With Rs10,000 from Safwco, in 2005, and Rs2,000 from her own savings, Sahibzadi bought a buffalo-calf. She now started making a decent amount from stitching clothes for the neighbourhood ladies and selling milk, with her mother helping her look after the goat and the buffalo. By next year she had paid back the loan and took a second loan of Rs15,000 and bought three goats, and by the end of 2006 she had managed to save more than Rs20,000 from her two businesses!

Quite a business woman by now, when her second loan instalments came to an end in 2007, Sahibzadi took a step further and sought a third loan, of Rs18,000, and added her own savings to buy a milking buffalo for Rs38,000. Sahibzadi’s prosperity reflects in her confidence, a better living standard for her family and the respect that she has now earned from the very people who once humiliated and rejected her.
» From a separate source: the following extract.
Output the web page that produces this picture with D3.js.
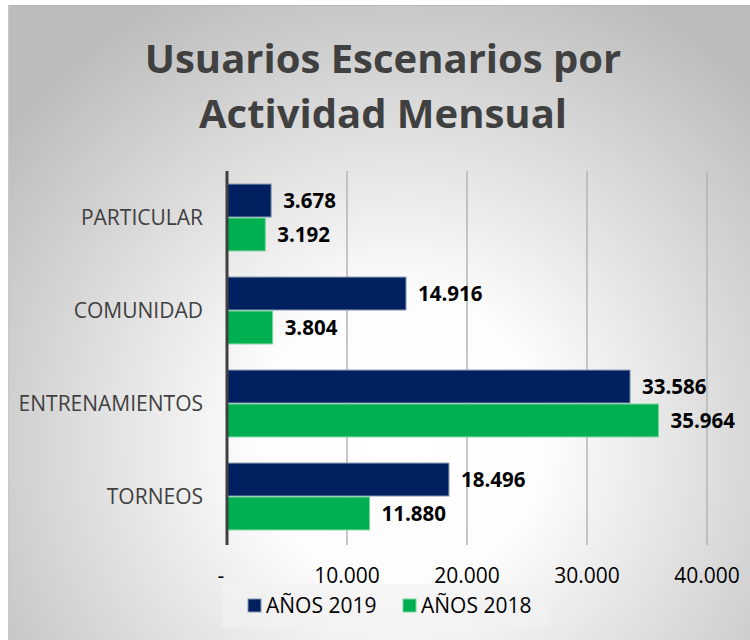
<!DOCTYPE html>
<html>
<head>
<meta charset="utf-8">
<script src="https://cdn.jsdelivr.net/npm/d3@7"></script>
<style>
  body { margin: 0; background: #fff; }
  text { font-family: "Open Sans", sans-serif; }
</style>
</head>
<body>
<div id="chart"></div>
<script>
const categories = ["PARTICULAR", "COMUNIDAD", "ENTRENAMIENTOS", "TORNEOS"];
const seriesNames = ["AÑOS 2019", "AÑOS 2018"];
const values2019 = [3678, 14916, 33586, 18496];
const values2018 = [3192, 3804, 35964, 11880];
const xTicks = [0, 10000, 20000, 30000, 40000];
const titleLines = ["Usuarios Escenarios por", "Actividad Mensual"];

const width = 750, height = 640;
const margin = { top: 171, right: 43, bottom: 97, left: 227 };

const colors = { "AÑOS 2019": "#002060", "AÑOS 2018": "#00b050" };
const strokes = { "AÑOS 2019": "#8497b0", "AÑOS 2018": "#79d69e" };

const locale = d3.formatLocale({ decimal: ",", thousands: ".", grouping: [3], currency: ["", ""] });
const fmt = locale.format(",d");

const data = categories.map((c, i) => ({
  category: c,
  values: [
    { series: seriesNames[0], value: values2019[i] },
    { series: seriesNames[1], value: values2018[i] },
  ],
}));

const svg = d3.select("#chart").append("svg")
  .attr("width", width)
  .attr("height", height);

// background
const defs = svg.append("defs");
const grad = defs.append("radialGradient")
  .attr("id", "bg")
  .attr("gradientUnits", "userSpaceOnUse")
  .attr("cx", 400).attr("cy", 440).attr("r", 500);
grad.append("stop").attr("offset", "0%").attr("stop-color", "#ffffff");
grad.append("stop").attr("offset", "30%").attr("stop-color", "#fcfcfc");
grad.append("stop").attr("offset", "100%").attr("stop-color", "#bcbcbc");

svg.append("rect")
  .attr("x", 8).attr("y", 5)
  .attr("width", width - 8).attr("height", height - 5)
  .attr("fill", "url(#bg)");
svg.append("line")
  .attr("x1", 8).attr("x2", width)
  .attr("y1", 5.5).attr("y2", 5.5)
  .attr("stroke", "#b8b8b8");
svg.append("line")
  .attr("x1", 8.5).attr("x2", 8.5)
  .attr("y1", 5).attr("y2", height)
  .attr("stroke", "#c8c8c8");

// title
svg.append("text")
  .attr("text-anchor", "middle")
  .style("font-size", "40px")
  .style("font-weight", "700")
  .style("fill", "#404040")
  .selectAll("tspan")
  .data(titleLines)
  .join("tspan")
  .attr("x", 383)
  .attr("y", (d, i) => 73 + i * 55)
  .text(d => d);

const x = d3.scaleLinear()
  .domain([0, 40000])
  .range([margin.left, width - margin.right]);

const y = d3.scaleBand()
  .domain(categories)
  .range([margin.top, height - margin.bottom])
  .paddingInner(0.27)
  .paddingOuter(0.135);

const ySub = d3.scaleBand()
  .domain(seriesNames)
  .range([0, y.bandwidth()]);

// gridlines
svg.append("g")
  .selectAll("line")
  .data(xTicks.slice(1))
  .join("line")
  .attr("x1", d => x(d)).attr("x2", d => x(d))
  .attr("y1", margin.top).attr("y2", height - margin.bottom + 2)
  .attr("stroke", "#b4b4b4")
  .attr("stroke-width", 1.5);

// bars
const groups = svg.append("g")
  .selectAll("g")
  .data(data)
  .join("g")
  .attr("transform", d => `translate(0,${y(d.category)})`);

groups.selectAll("rect")
  .data(d => d.values)
  .join("rect")
  .attr("x", x(0))
  .attr("y", d => ySub(d.series) + 0.5)
  .attr("width", d => x(d.value) - x(0))
  .attr("height", ySub.bandwidth() - 1)
  .attr("fill", d => colors[d.series])
  .attr("stroke", d => strokes[d.series])
  .attr("stroke-width", 1);

groups.selectAll("text")
  .data(d => d.values)
  .join("text")
  .attr("x", d => x(d.value) + 12)
  .attr("y", d => ySub(d.series) + ySub.bandwidth() / 2)
  .attr("dy", "0.36em")
  .style("font-size", "20.5px")
  .style("font-weight", "700")
  .style("fill", "#000")
  .text(d => fmt(d.value));

// y axis line
svg.append("line")
  .attr("x1", x(0)).attr("x2", x(0))
  .attr("y1", margin.top).attr("y2", height - margin.bottom + 2)
  .attr("stroke", "#404040")
  .attr("stroke-width", 3);

// category labels
svg.append("g")
  .selectAll("text")
  .data(categories)
  .join("text")
  .attr("x", x(0) - 24)
  .attr("y", d => y(d) + y.bandwidth() / 2)
  .attr("dy", "0.36em")
  .attr("text-anchor", "end")
  .style("font-size", "21px")
  .style("fill", "#404040")
  .text(d => d);

// x tick labels
svg.append("g")
  .selectAll("text")
  .data(xTicks)
  .join("text")
  .attr("x", d => d === 0 ? x(d) - 6 : x(d))
  .attr("y", 583)
  .attr("text-anchor", "middle")
  .style("font-size", "21px")
  .style("fill", "#000")
  .text(d => d === 0 ? "-" : fmt(d));

// legend
const legend = svg.append("g").attr("transform", "translate(222,584)");
legend.append("rect")
  .attr("width", 328).attr("height", 44)
  .attr("fill", "#f2f2f2")
  .attr("opacity", 0.6);

const legendX = [26, 181];
const items = legend.selectAll(".item")
  .data(seriesNames)
  .join("g")
  .attr("class", "item")
  .attr("transform", (d, i) => `translate(${legendX[i]},15)`);
items.append("rect")
  .attr("width", 13).attr("height", 13)
  .attr("fill", d => colors[d])
  .attr("stroke", d => strokes[d]);
items.append("text")
  .attr("x", 18).attr("y", 13.5)
  .style("font-size", "21px")
  .style("fill", "#000")
  .text(d => d);
</script>
</body>
</html>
Things have changed so much in the last three years that Sahibzadi is now getting a lot of marriage proposals, particularly since winning the Citi-PPAF Award for it carried a prize money of Rs150,000!

But Sahibzadi is not interested right now in spending her fruits of labour on her trousseau — she wants to open a stitching institute of her own and help other poor girls learn this skill and become financially independent and stable. “I want to open up a centre on the little piece of land next to our house. While I am ready to use the prize money to finance my dream, I still need more. In the meantime, I have bought another sewing machine and a girl from my neighbourhood is coming over to learn from me.”

So what is the major change that has come in her life since she took that first loan from Safwco? “Much has changed for me. Now no one calls me jaddi, I have become Sahibzadi, the darziani!” is a reply full of pride.